Let’s start with the 529 plan.
529 college savings plan
On a basic level you contribute after-tax dollars into an account that earns investment gains. As you contribute year after year and your investments pick up steam, you’ll build a nest egg your child can use for most college expenses. If you pull the money out to pay for tuition, books, or room and board to attend a qualifying college, you won’t pay taxes on any gains. Some state-sponsored plans come with added benefits like additional tax breaks and matching funding. Annual contribution limits are higher than some other options too—typically $14,000 per year.
But there are a couple of potential snags with a 529 plan. Since these plans are run through individual states and programs, there’s no one-size-fits-all list of requirements. Depending on where you live and which options you choose, you’ll have different investment choices, different contribution limits, and different fees.
When looking at 529 plans you’ll want to watch out for the fees. Your plan could come with “program manager fees, state fees, annual distribution fees, total annual asset-based fees, account maintenance fees, and miscellaneous fees,” says Aaron Milledge, founding partner of Targeted Wealth Solutions. The key to getting the best deal comes down to understand the “all-in” cost. You may have to hunt for it a bit, but the fee schedule should be available either online or in documentation sent in response to inquiring about the plan. Alternatively, you can use a broker to figure it all out, but you’ll pay more for that service.

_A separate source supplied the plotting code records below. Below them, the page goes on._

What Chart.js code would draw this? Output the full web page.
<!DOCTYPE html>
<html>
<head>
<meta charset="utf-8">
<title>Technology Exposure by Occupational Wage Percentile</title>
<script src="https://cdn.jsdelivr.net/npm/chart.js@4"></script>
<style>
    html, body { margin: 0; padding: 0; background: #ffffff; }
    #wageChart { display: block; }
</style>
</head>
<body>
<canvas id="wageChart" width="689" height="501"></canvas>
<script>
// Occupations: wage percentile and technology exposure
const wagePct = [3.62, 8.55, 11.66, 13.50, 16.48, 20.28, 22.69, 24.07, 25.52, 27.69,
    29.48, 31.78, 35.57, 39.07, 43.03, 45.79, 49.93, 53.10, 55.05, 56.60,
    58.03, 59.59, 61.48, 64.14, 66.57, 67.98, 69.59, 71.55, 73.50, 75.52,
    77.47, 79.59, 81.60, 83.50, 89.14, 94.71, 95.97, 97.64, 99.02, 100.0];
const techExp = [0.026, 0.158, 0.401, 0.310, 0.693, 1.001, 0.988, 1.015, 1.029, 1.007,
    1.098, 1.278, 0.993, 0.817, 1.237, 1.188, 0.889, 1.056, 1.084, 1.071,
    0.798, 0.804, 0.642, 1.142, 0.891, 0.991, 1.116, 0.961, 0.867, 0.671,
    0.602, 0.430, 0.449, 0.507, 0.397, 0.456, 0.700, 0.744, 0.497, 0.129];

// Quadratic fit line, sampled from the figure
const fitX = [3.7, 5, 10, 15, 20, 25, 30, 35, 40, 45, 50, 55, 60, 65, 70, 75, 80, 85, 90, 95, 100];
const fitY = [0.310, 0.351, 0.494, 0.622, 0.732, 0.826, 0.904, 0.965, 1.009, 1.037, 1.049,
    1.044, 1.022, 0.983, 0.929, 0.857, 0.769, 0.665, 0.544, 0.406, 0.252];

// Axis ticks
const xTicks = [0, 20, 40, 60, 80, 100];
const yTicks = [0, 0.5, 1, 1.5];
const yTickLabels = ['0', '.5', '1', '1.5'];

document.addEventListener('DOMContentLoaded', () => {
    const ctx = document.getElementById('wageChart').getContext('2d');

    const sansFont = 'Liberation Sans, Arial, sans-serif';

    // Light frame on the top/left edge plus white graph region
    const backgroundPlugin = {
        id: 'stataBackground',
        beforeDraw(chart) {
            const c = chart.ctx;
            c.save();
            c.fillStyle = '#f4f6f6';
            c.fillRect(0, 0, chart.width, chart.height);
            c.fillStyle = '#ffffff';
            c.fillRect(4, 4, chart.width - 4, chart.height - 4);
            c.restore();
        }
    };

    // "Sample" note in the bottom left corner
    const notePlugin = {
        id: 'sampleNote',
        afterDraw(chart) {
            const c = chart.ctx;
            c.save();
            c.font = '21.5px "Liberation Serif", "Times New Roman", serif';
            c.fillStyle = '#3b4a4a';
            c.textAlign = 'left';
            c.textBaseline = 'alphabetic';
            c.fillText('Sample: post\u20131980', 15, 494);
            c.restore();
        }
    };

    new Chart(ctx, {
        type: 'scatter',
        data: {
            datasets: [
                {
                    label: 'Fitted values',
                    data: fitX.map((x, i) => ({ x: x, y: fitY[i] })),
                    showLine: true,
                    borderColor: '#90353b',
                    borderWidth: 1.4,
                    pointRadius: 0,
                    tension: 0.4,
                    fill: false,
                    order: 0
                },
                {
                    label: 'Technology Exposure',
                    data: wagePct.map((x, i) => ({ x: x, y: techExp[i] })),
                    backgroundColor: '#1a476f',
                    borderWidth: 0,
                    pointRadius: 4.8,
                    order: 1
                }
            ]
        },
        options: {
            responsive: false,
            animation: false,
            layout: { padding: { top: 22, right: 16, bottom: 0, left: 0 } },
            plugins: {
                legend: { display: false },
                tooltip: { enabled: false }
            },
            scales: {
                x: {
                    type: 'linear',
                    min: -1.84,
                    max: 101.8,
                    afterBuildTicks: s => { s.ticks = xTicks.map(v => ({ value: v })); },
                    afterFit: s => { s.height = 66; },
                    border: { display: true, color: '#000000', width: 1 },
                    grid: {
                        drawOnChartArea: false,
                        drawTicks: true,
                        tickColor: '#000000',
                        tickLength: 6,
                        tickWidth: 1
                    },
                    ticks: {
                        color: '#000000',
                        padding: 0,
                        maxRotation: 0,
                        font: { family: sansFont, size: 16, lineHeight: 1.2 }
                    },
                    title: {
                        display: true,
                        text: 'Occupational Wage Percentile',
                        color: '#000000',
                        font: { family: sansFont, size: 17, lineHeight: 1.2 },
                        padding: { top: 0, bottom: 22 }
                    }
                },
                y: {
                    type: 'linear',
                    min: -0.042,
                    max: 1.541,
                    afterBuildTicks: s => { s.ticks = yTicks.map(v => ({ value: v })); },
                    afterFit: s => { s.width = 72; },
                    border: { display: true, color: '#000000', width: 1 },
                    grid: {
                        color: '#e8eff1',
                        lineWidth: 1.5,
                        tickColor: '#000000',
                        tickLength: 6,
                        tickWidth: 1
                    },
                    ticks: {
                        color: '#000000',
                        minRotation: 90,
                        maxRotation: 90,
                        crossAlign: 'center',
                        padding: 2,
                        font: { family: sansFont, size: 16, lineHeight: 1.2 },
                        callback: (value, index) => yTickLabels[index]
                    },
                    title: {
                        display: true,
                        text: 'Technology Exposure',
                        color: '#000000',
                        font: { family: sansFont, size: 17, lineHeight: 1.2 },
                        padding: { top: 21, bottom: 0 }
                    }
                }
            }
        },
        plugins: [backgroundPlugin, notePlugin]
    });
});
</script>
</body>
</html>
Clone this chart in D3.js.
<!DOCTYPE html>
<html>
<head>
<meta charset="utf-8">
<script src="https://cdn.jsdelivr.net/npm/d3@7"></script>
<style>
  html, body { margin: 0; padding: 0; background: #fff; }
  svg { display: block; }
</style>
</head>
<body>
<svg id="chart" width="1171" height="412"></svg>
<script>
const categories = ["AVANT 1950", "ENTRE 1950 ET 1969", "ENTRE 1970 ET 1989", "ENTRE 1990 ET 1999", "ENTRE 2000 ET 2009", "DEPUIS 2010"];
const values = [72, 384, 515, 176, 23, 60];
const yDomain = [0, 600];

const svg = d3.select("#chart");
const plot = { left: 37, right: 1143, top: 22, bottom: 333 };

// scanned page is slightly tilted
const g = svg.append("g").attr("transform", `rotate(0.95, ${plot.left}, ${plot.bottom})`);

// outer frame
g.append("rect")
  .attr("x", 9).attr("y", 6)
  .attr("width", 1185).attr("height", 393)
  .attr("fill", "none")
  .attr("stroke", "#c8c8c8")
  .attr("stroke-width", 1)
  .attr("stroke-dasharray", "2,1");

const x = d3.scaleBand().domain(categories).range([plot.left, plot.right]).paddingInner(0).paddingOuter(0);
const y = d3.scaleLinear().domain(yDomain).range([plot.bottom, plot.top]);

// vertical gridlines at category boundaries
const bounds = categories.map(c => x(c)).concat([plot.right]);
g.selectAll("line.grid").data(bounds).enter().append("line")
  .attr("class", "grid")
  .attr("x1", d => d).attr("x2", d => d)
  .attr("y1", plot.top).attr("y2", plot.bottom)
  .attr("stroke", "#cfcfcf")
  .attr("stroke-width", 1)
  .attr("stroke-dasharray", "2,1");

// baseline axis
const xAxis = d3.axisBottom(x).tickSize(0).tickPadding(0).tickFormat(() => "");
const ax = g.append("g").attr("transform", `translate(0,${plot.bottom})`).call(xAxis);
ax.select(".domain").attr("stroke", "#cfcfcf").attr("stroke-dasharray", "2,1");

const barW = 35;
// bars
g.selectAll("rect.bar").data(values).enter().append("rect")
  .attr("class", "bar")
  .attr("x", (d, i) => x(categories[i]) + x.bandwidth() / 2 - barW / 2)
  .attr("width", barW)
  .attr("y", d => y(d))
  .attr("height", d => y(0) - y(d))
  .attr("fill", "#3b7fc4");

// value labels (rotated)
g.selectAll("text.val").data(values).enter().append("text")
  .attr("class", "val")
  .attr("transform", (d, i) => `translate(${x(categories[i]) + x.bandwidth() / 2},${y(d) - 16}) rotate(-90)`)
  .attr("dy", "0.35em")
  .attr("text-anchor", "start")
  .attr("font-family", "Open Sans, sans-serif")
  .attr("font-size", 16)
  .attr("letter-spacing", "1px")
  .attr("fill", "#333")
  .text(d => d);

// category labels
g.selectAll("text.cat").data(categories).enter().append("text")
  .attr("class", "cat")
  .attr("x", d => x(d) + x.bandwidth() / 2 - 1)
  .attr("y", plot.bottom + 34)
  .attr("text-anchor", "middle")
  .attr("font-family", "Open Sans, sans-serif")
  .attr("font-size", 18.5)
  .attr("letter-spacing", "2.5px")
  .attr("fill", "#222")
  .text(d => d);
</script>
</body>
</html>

In your case, if you do decide on a 529 plan and your child does pursue further education after high school, you may be in the clear. Eligible educational institutions don’t just apply to state schools. “It's important to note that the definition of an ‘eligible educational institution’ is broad,” says Milledge. “The IRS explains it as ‘any college, university, vocational school, or other post-secondary educational institution eligible to participate in a student aid program run by the U.S. Department of Education.’” But even that definition is a tricky one to hang your college savings fund on. To get a better idea, you could contact a few colleges in your area to see if they participate before you start investing.
If your child decides to do something else in life, things will get trickier. You’ll still be able to withdraw the funds (including any gains) to give your child a financial boost, but you’ll likely get smacked with some hefty penalties. “If you withdraw from a 529 for nonqualified expenses, the earnings portion will be subject to federal income tax and a 10 percent penalty. You could even owe taxes at the state level if you previously received a deduction or credit,” says Brandon LaValley, partner and financial adviser at Target Wealth Solutions.
The trouble is, predicting what your tax penalties might be on an investment account years in the future isn’t easy. If you want to keep pursuing the 529, we’d suggest talking to a CPA to get an estimate of what your penalties might look like. You also have other options.
You can use a Roth IRA as both a retirement account and a college-funding account. Roth IRAs do require after-tax contributions, but you’re allowed to grow your money tax free (provided you follow certain rules). You can also remove funds from a Roth IRA penalty-free to pay for qualified education expenses, providing your child does decide to go to college. You’ll also have more investment choices and flexibility in how you manage the account.
There are a few downsides to Roth IRAs. You can’t contribute as much annually. The 2017 limits are $5,500 a year if you’re under 50 years old and $6,500 if you’re over 50. There are also income limits. If you’re single, you must have a modified adjusted gross income under $133,000 to contribute. The limit is $196,000 for married couples. If you’re close to the AGI limit, you won’t be able to contribute the full annual amount. (Though, there is a fairly complicated backdoor method for converting to a Roth IRA when you’re over the income limit.) Fees for a Roth IRA may be cheaper than 529 savings plan, but with so many variances in state plans make sure you’ve compared them before you go all in on a Roth.
Then there’s still the issue of predicting the future. If your child decides against college and you’re 59 or older, you can simply withdraw the funds for your child without penalty. If you’re under 59, you’ll face tax penalties and another 10 percent penalty on your earnings.
You could also skip the plans and manage the funds yourself. While you have some other options like socking away money in a savings account, those won’t grow much by the time your child is ready to use them. If you’re looking for something with investment earnings potential, you may want to consider individual investment options like mutual funds.
Going this route has one big benefit—freedom. “There's great flexibility in a taxable account from both an investment selection and usage perspective. The parents could just as easily help the child with a startup as they could with college expenses,” says LaValley. You won’t have to worry about maximum contribution limits, income restrictions, or age restrictions. And no matter what your child wants to do, you’ve got it covered, penalty free.
But there’s a reason so many people opt for strategies like the 529 savings plan. If you go the independent route, you won’t get the tax breaks.
In the end, the best thing to do might be to compare your “all in” costs across several options. Look at fees and account minimums as well as the potential for taxes and penalties on the back end if college isn’t in the cards. You probably can’t get an exact figure this far out, but you should get a good enough idea to put you on the right track.